Failures of IT happen everywhere, especially when people are involved. This S3 failure was caused by a human error that was not anticipated by the AWS systems. Notice that it was the AWS systems that were blamed, not the individual who typed the wrong command. This is another of the differences between cloud IT and enterprise IT. Cloud IT expects people to make mistakes. The prevention that AWS has built to avoid a repeat is a better-automated process. I think most IT professionals have had those moments when they realize they made a mistake. They know that icy finger that runs down your spine as you evaluate just how visible a mess you just made. In most private IT environments, these mistakes don’t make the newspaper or sites like Hacker News. But make the same kind of mistake in a public cloud platform, and the world will hear about it. The surprising thing is just how few outages AWS has, at least outages that are visible to customers. AWS has over thirty Availability Zones (AZs), each with at least one data center. They have dozens of different services and (we think) well over a million physical servers. It is amazing to me that we only see one or two outages per year from AWS. I also find it interesting that around half the outages are related to extreme weather. Snowmageddon in the Virginia region and a storm in Sydney caused two of the AWS issues. I would be stunned if no corporate data centers were affected by the same weather.
One of the discussion points, when AWS has these outages, is that application design can mitigate this risk.

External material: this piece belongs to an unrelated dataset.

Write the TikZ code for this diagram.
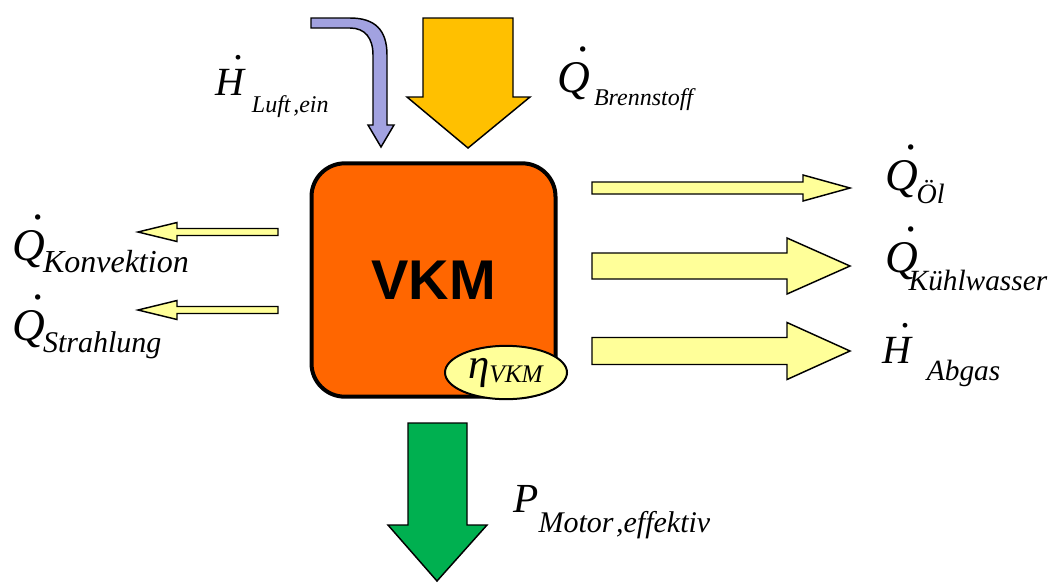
\documentclass[tikz,border=0pt]{standalone}
\usepackage{fontspec}
\setmainfont{Liberation Serif}
\setsansfont{Liberation Sans}
\usepackage{tikz}
\usetikzlibrary{positioning, shapes.geometric}

\definecolor{vkmOrange}{HTML}{FF6600}
\definecolor{fuelGold}{HTML}{FFC000}
\definecolor{powerGreen}{HTML}{00B050}
\definecolor{airBlue}{RGB}{162,162,224}
\definecolor{paleYellow}{HTML}{FFFF99}

% dotted symbols and flow label: symbol, subscript, size, gap, drop
\newcommand{\ddt}[1]{\rlap{\kern0.45em\smash{\raisebox{0.9em}{.}}}\textit{#1}}
\newcommand{\qdot}{{\fontsize{34}{34}\selectfont\ddt{Q}}}
\newcommand{\hdot}{{\fontsize{30}{30}\selectfont\ddt{H}}}
\newcommand{\flowlabel}[5]{#1\kern#4\raisebox{-#5}[0pt][0pt]{\fontsize{#3}{#3}\selectfont\itshape #2}}

\tikzstyle{engine}=[draw, line width=3pt, fill=vkmOrange, rounded corners=25pt, minimum width=183pt, minimum height=175pt, font=\sffamily\bfseries\fontsize{42}{42}\selectfont]
\tikzstyle{efficiency}=[ellipse, draw, line width=1.5pt, fill=paleYellow, minimum width=91.5pt, minimum height=40pt, inner sep=0pt]
\tikzstyle{label}=[anchor=base west, inner sep=0pt]
\tikzstyle{blockArrow}=[draw=black, line width=1.1pt]
\tikzstyle{heatArrow}=[blockArrow, fill=paleYellow]

\begin{document}
\begin{tikzpicture}[x=0.75pt, y=-0.75pt]
  \useasboundingbox (0,0) rectangle (1052,583);

  \node[engine] (vkm) at (433.5,280) {VKM};
  \node[efficiency] (eta) at (506,372.5) {{\fontsize{32}{32}\selectfont\textit{η}}\raisebox{-3pt}{\fontsize{19}{19}\selectfont\textit{VKM}}};

  % inflows
  \draw[blockArrow, fill=airBlue]
    (311,18) -- (350,18) .. controls (375,18) and (387,30) .. (387,55)
    -- (387,125) -- (394,125) -- (381,147) -- (368,125) -- (373,125) -- (373,55)
    .. controls (373,38) and (365,28) .. (350,28) -- (311,28) -- cycle;
  \draw[blockArrow, fill=fuelGold]
    (423,18) -- (513,18) -- (513,97) -- (530,97) -- (468,148) -- (407,97) -- (423,97) -- cycle;

  % losses
  \foreach \cy/\sw/\hw/\hb in {188/6/13/803, 266/13/28/787, 351/13.5/28.5/787}{
    \draw[heatArrow] (592,\cy-\sw) -- (\hb,\cy-\sw) -- (\hb,\cy-\hw) -- (850,\cy)
      -- (\hb,\cy+\hw) -- (\hb,\cy+\sw) -- (592,\cy+\sw) -- cycle;
  }
  \foreach \cy in {232, 310}{
    \draw[heatArrow] (278,\cy-3.5) -- (177,\cy-3.5) -- (177,\cy-9.5) -- (138,\cy)
      -- (177,\cy+9.5) -- (177,\cy+3.5) -- (278,\cy+3.5) -- cycle;
  }

  % useful power
  \draw[blockArrow, fill=powerGreen]
    (408,423) -- (467,423) -- (467,525) -- (487,525) -- (437,581) -- (388,525) -- (408,525) -- cycle;

  \node[label] (hLuft) at (215,95) {\flowlabel{\hdot}{Luft\kern2pt,ein}{18}{4.5pt}{12.75pt}};
  \node[label] (qBrenn) at (557,92) {\flowlabel{\qdot}{Brennstoff}{18}{3pt}{9.75pt}};
  \node[label] (qOel) at (885,190) {\flowlabel{\qdot}{Öl}{21}{-1pt}{10pt}};
  \node[label] (qKuehl) at (885,272) {\flowlabel{\qdot}{Kühlwasser}{22}{-7pt}{13.5pt}};
  \node[label] (hAbgas) at (882,363) {\flowlabel{\hdot}{Abgas}{22}{10.5pt}{12.75pt}};
  \node[label] (qKonv) at (12,260) {\flowlabel{\qdot}{Konvektion}{24}{-1.5pt}{9pt}};
  \node[label] (qStrahl) at (12,340) {\flowlabel{\qdot}{Strahlung}{22.5}{-1.5pt}{9pt}};
  \node[label] (pMotor) at (513,512) {\flowlabel{{\fontsize{31}{31}\selectfont\textit{P}}}{Motor\kern2pt,effektiv}{22.5}{0pt}{15pt}};
\end{tikzpicture}
\end{document}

Applications can be designed and deployed to be highly available in either enterprise or cloud infrastructure. But is this even necessary? High availability is essential for some applications, but for others, the value does not justify the effort and cost. You can design a cloud-native application on AWS to tolerate both AZ and region outages. Netflix does this, and when AWS has an infrastructure outage, Netflix just keeps streaming. But building applications to cope with AZ and region outages requires a lot of specialist skill and is expensive to operate. Sometimes, not coping with failures is the right business decision. I doubt that NewsBlur lost many customers, even though it was out of operation for hours. I imagine that most users treated it the way I did. It was a minor inconvenience not to be able to read my news feeds, but it didn’t make me look for another provider. Basically, there isn’t enough business value to NewsBlur for it to spend the money on developing region resilience.
Outages are a fact of life in IT, whether they are caused by people, process, technology, or Mother Nature. The ability of an application or service to continue to operate when there is an outage is a fundamental part of good IT design. Another part is deciding how much availability makes sense for each application, and then designing for the required level of availability. Deciding to accept the possibility (probability) of an application outage in exchange for a lower capital or operational cost is a valid choice. Not every application or service needs to be available 100% of the time.